TBMM İnsan Haklarını İnceleme Komisyonu Başkanı AK Parti Milletvekili Mustafa Yeneroğlu, son olarak Köln’de seçim görevlilerine yönelik düzenlenecek olan dışa kapalı eğitim toplantısının engellenmesi münasebetiyle bir açıklama yaptı. “Alman resmî daireleri baskı ve yasaklama yoluyla Türkiye içi siyasi seçim yarışına müdahale etmekte ve maalesef taraf gibi davranmaktadırlar. Böyle yaparak da Almanya’nın imajını zedelemektedirler.” diyen Yeneroğlu sözlerini şöyle sürdürdü:

“AK Partili bakan ve milletvekillerinin katılacağı toplantılar Almanya’da maalesef sistematik bir şekilde engellenmektedir. Öyle ki, artık dışa kapalı eğitim toplantıları bile gerçekleştirilememektedir. Son olarak bu akşam Köln’de yapılması planlanan bir toplantı iptal edilmiştir.
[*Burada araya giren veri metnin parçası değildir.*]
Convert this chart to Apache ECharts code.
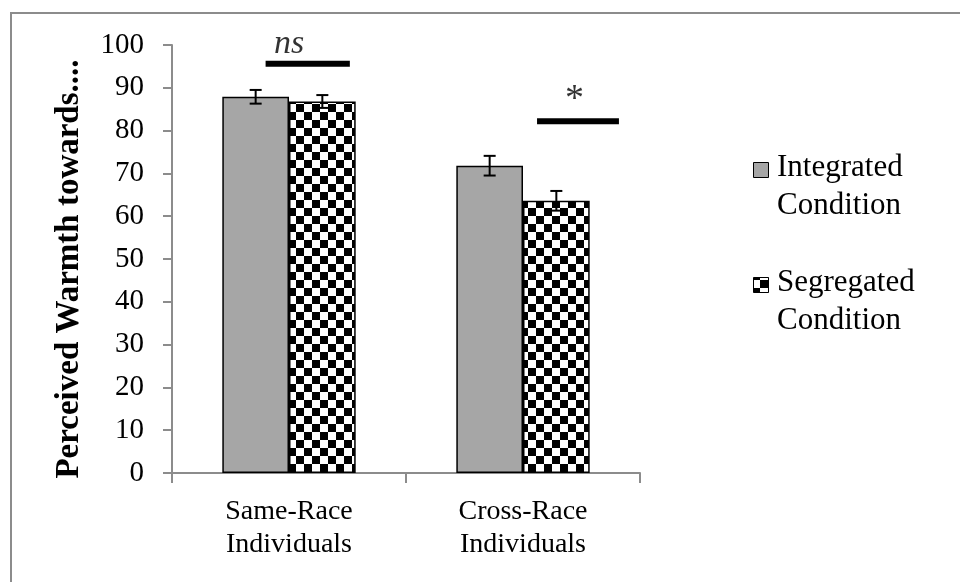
<!DOCTYPE html>
<html>
<head>
<meta charset="utf-8">
<script src="https://cdn.jsdelivr.net/npm/echarts@6/dist/echarts.min.js"></script>
<style>html,body{margin:0;padding:0;background:#fff;}#c{width:960px;height:582px;}</style>
</head>
<body>
<div id="c"></div>
<script>
const categories = ['Same-Race\nIndividuals', 'Cross-Race\nIndividuals'];
const seriesNames = ['Integrated\nCondition', 'Segregated\nCondition'];
const integrated = [87.9, 71.8];
const segregated = [86.8, 63.6];
const integratedErr = [1.6, 2.3];
const segregatedErr = [1.5, 2.3];
const yMin = 0, yMax = 100, yStep = 10;
const yTitle = 'Perceived Warmth towards....';
// significance annotations: [xStart, xEnd, y] in category units (0..2) and value units
const sigLines = [[0.40, 0.76, 95.6], [1.56, 1.91, 82.2]];
const sigLabels = [['ns', 0.50, 100.3, 'italic', 34], ['*', 1.72, 87.1, 'normal', 38]];

const FONT = '"Liberation Serif", "Times New Roman", serif';
const GRAY = '#a6a6a6';
const AXIS = '#8c8c8c';

function checker() {
  const c = document.createElement('canvas');
  c.width = 16; c.height = 16;
  const g = c.getContext('2d');
  g.fillStyle = '#fff'; g.fillRect(0, 0, 16, 16);
  g.fillStyle = '#000';
  g.fillRect(0, 0, 8, 8); g.fillRect(8, 8, 8, 8);
  return c;
}
const pattern = { image: checker(), repeat: 'repeat' };
const catGap = 0.43;

function errSeries(vals, errs, side) {
  return {
    type: 'custom', xAxisIndex: 0, yAxisIndex: 0, z: 10, silent: true,
    data: vals.map((v, i) => [i, v, errs[i]]),
    renderItem(params, api) {
      const i = api.value(0), v = api.value(1), e = api.value(2);
      const band = api.size([1, 0])[0];
      const bw = band * (1 - catGap) / 2;
      const top = api.coord([i, v + e]);
      const bot = api.coord([i, v - e]);
      const x = top[0] + side * bw / 2;
      const cap = 6;
      const st = { stroke: '#000', lineWidth: 2 };
      return { type: 'group', children: [
        { type: 'line', shape: { x1: x, y1: top[1], x2: x, y2: bot[1] }, style: st },
        { type: 'line', shape: { x1: x - cap, y1: top[1], x2: x + cap, y2: top[1] }, style: st },
        { type: 'line', shape: { x1: x - cap, y1: bot[1], x2: x + cap, y2: bot[1] }, style: st }
      ]};
    }
  };
}

const chart = echarts.init(document.getElementById('c'), null, { renderer: 'canvas' });
const series = [
  { name: seriesNames[0], type: 'bar', data: integrated, barGap: '0%', barCategoryGap: (catGap * 100) + '%',
    itemStyle: { color: GRAY, borderColor: '#000', borderWidth: 1.5 } },
  { name: seriesNames[1], type: 'bar', data: segregated, barGap: '0%', barCategoryGap: (catGap * 100) + '%',
    itemStyle: { color: pattern, borderColor: '#000', borderWidth: 1.5 } },
  errSeries(integrated, integratedErr, -1),
  errSeries(segregated, segregatedErr, 1)
];
sigLines.forEach(l => series.push({
  type: 'line', xAxisIndex: 1, yAxisIndex: 0, symbol: 'none', silent: true, clip: false, z: 12,
  data: [[l[0], l[2]], [l[1], l[2]]], lineStyle: { color: '#000', width: 6, cap: 'butt' }
}));
sigLabels.forEach(s => series.push({
  type: 'scatter', xAxisIndex: 1, yAxisIndex: 0, symbolSize: 0, silent: true, clip: false, z: 12,
  data: [[s[1], s[2]]],
  label: { show: true, position: 'inside', formatter: s[0], color: '#000', fontSize: s[4],
    fontStyle: s[3], fontFamily: FONT }
}));

chart.setOption({
  animation: false,
  backgroundColor: '#fff',
  grid: { left: 172, right: 320, top: 45, bottom: 109 },
  xAxis: [
    { type: 'category', data: categories,
      axisLine: { lineStyle: { color: AXIS, width: 2 } },
      axisTick: { show: true, length: 10, lineStyle: { color: AXIS, width: 2 } },
      axisLabel: { color: '#000', fontSize: 28, fontFamily: FONT, lineHeight: 33, margin: 22 } },
    { type: 'value', min: 0, max: 2, show: false }
  ],
  yAxis: {
    type: 'value', min: yMin, max: yMax, interval: yStep,
    name: yTitle, nameLocation: 'middle', nameRotate: 90, nameGap: 86,
    nameTextStyle: { color: '#000', fontSize: 33, fontWeight: 'bold', fontFamily: FONT, padding: [0, 20, 0, 0] },
    axisLine: { show: true, lineStyle: { color: AXIS, width: 2 } },
    axisTick: { show: true, length: 9, lineStyle: { color: AXIS, width: 2 } },
    splitLine: { show: false },
    axisLabel: { color: '#000', fontSize: 29, fontFamily: FONT, margin: 28 }
  },
  graphic: [
    { type: 'rect', shape: { x: 11, y: 13, width: 1100, height: 800 }, style: { fill: 'none', stroke: AXIS, lineWidth: 2 }, silent: true, z: -10 },
    { type: 'rect', shape: { x: 753.5, y: 162.5, width: 15, height: 15 }, style: { fill: GRAY, stroke: '#000', lineWidth: 1 } },
    { type: 'text', x: 777, y: 149, style: { text: seriesNames[0], font: '31px ' + FONT, fill: '#000', lineHeight: 38, verticalAlign: 'top' } },
    { type: 'rect', shape: { x: 753.5, y: 277.5, width: 15, height: 15 }, style: { fill: pattern, stroke: '#000', lineWidth: 1 } },
    { type: 'text', x: 777, y: 264, style: { text: seriesNames[1], font: '31px ' + FONT, fill: '#000', lineHeight: 38, verticalAlign: 'top' } }
  ],
  series: series
});
</script>
</body>
</html>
Dışarıya kapalı olan bu toplantıda, her seçim öncesi mutat olduğu üzere, seçim görevlilerine eğitim verilecekti.

Toplantı dışa yönelik olmaması münasebetiyle ne duyurulmuş ne de kamuoyuna bilgilendirme yapılmıştı. Ama buna rağmen ilginç bir şekilde bir grup polis bina sahibine ve işletmeciye beklenmedik bir ziyarette bulunmuş, bina sahibi ve kiracısı kendilerine çeşitli yaptırımlar uygulanacağı tehdidiyle salonu kullandırtmamaya zorlanmıştır.

Benzer bir durum da dün Köln Frechen’de gerçekleşmiştir. Burada kiracı olarak salon işleten bir esnaf, Türkiye’den bir bakanın katılımıyla yapılması planlanan toplantı sebebiyle 20 tane polisi karşısında bulmuş, daha sonra da kira sözleşmesini tek taraflı olarak feshetmeye zorlanmıştır.

Tüm bunlar yaşanırken, Türkiye’den muhalefet partileri basın ve Alman politikacılar eşliğinde, hiçbir yasaklama, baskı ve kamuoyu eleştirisine maruz kalmadan, Türkiye anayasasında değişiklik öngören referanduma yönelik ‘Hayır’ propagandası yapabilmektedir. Almanya bu tutumuyla Türkiye içi seçim yarışına aktif bir şekilde müdahil olmakta ve taraf gibi davranmaktadır. Bu Türkiye iç siyasetine daha önce eşi benzeri görülmemiş bir müdahale anlamına gelmektedir.

Alman siyaseti bu tutumuyla kendi demokratik değerleri ile çelişmekte ve anlaşılan o ki Türk vatandaşlarının anayasa referandumu ile alakalı olarak kendi kendilerine karar verecek yetkinlikte olmadıklarını düşünmektedir.

Sonuç olarak kasıtlı engellemeler ve saçma argümanlara dayandırılmış bu yasaklamalar zaten gergin olan Türk-Alman ilişkilerini, iki ülkenin de birbirinden uzaklaşamayacağı gerçeği ortadayken gereksiz yere germektedir. Ama aynı zamanda bu engellemeler bizim daha çok birlik ve beraberlik göstermemize vesile olmakta, bütün ithamlara ve etkileme teşebbüslerine rağmen seçmenlerin kendi pozisyonlarını belirlemesine yardımcı olmaktadır.”